"1st, 3rd and 5th degrees of the scale are relatively stable"
That cannot refer to chords but individual notes or pitches, when there's an established tonic pitch in the listener's mind. The major chord built on the 5th scale degree is definitely not "stable" relative to the tonic, because that's the dominant chord. If your tonic is C, in C major, even if it's only G major and not G7 (which would be the proper "dominant seventh" chord for C), it makes you want to hear a C as the next chord to make it feel like the harmony resolved.

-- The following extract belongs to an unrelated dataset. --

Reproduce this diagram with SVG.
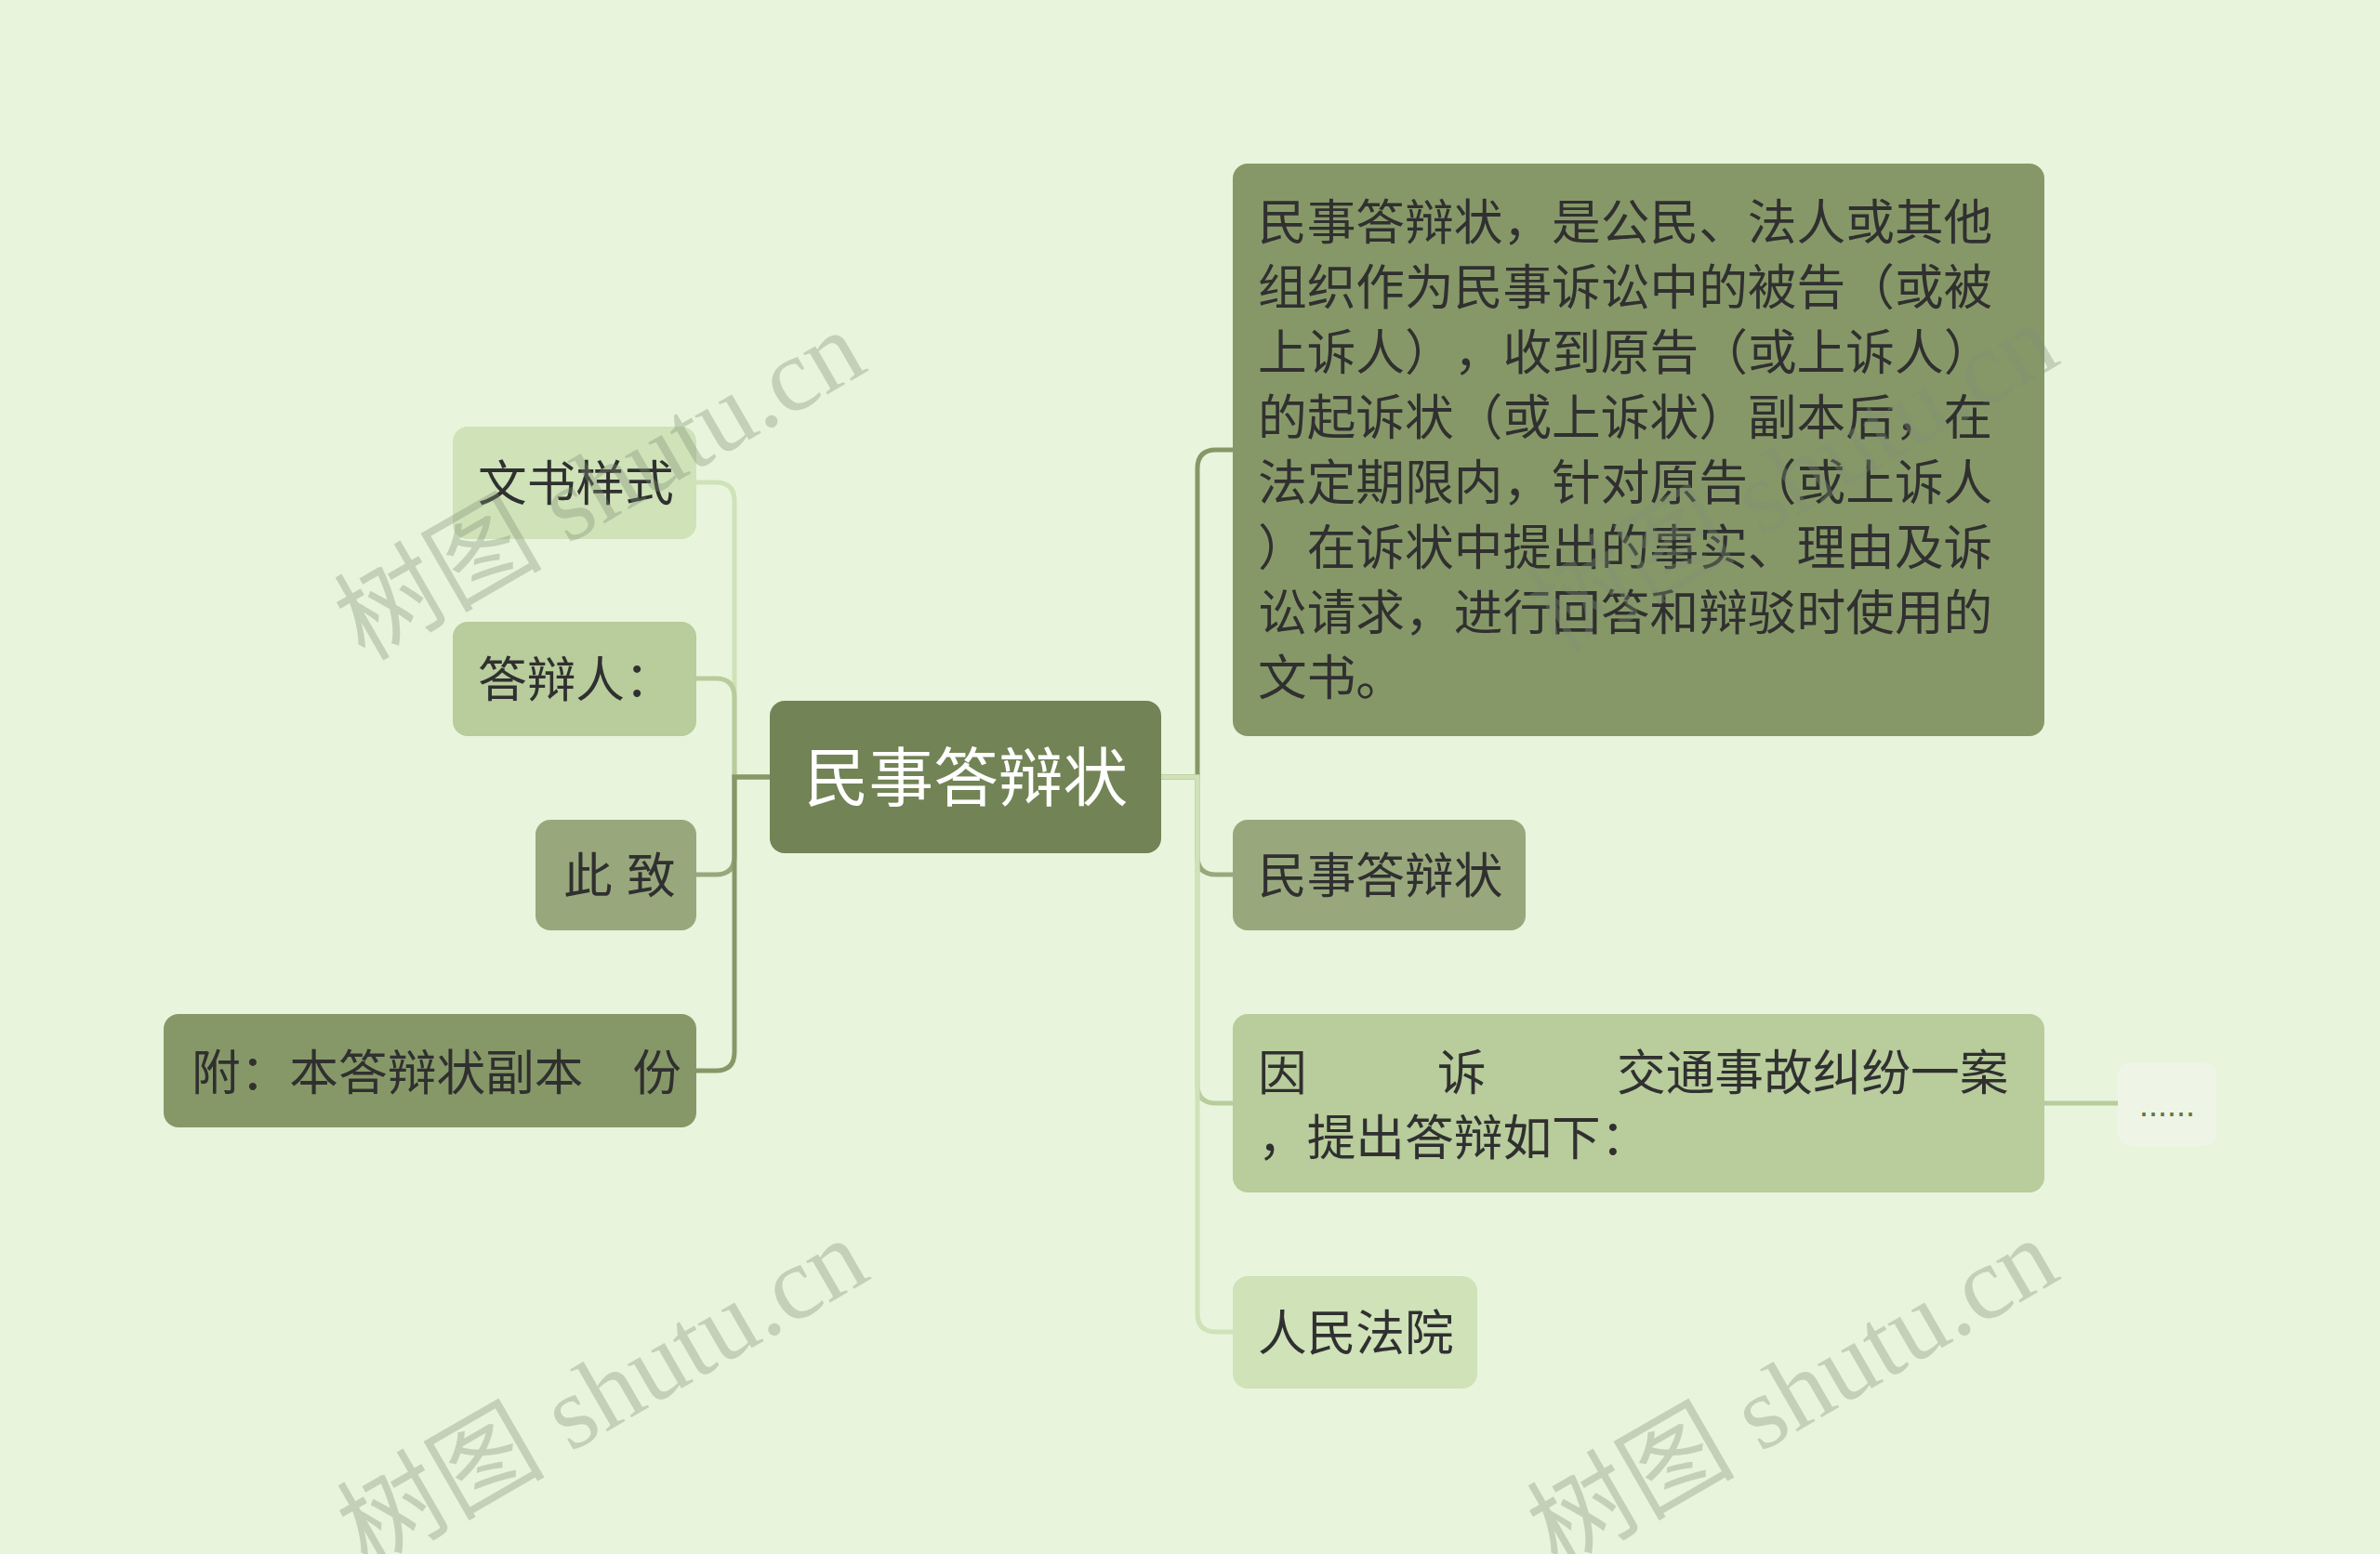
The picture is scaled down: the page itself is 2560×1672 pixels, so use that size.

So it's a misunderstanding. The somewhere you're quoting is talking about individual pitches when there's a tonic, which is the first scale degree. "Stability" means lack of sense of pressure to change. If you have established C as the tonic, and you play an F - the 4th scale degree, or a B - the 7th scale degree, it makes you feel tense: things are not right until you hear a C, E or G note. That's the meaning of "unstable". If you hear a G note, which is the 5th scale degree, you feel like, "that's not perhaps an ideal final solution, but it's ok, let it be at that". That's "stable".
All of this depends on there being an established tonic note.
What comes to the physics side and "consonance" and "dissonance" and all ... how do you explain that the fourth scale degree is "very unstable", when the interval between the root and the fourth is a perfect interval and a perfect consonance? http://www2.siba.fi/muste1/index.php?id=65&la=en
So you "resolve" the tension caused by the fourth scale degree by moving it to the third scale degree, how come? The interval between the root and the third is said to be more dissonant than the fourth, so you resolve an instability by increasing "dissonance"? It must be slightly more complicated than a simple physical measurement between frequencies.
I guess a proper answer to this question would need to define all the terms: pitch, scale, scale degree, interval, root, chord, stability, instability, tension, resolution, dissonance, consonance, ... hopefully someone writes a better answer that sets everything straight. :)
However, I wouldn't put too much weight on these explanations, because their actual real-life utility is limited. Music theory describes feelings and phenomena occurring in practice, and the descriptions can be helpful in finding your way around when composing or playing music, or when talking and reasoning about it. But if you sit at a piano and play these notes, scales, intervals and chords, you can experience first hand how the things affect your feelings, without needing a degree on theoretical concepts.
Anyway, the title of this question is a misunderstanding. The quoted text is not talking about stability of chords.
Here is some further reading about stability from this site:
I'm still not sure how you could utilize these "why" explanations. Would any of them affect your music making? Maybe they can help you to see patterns and relate things to them.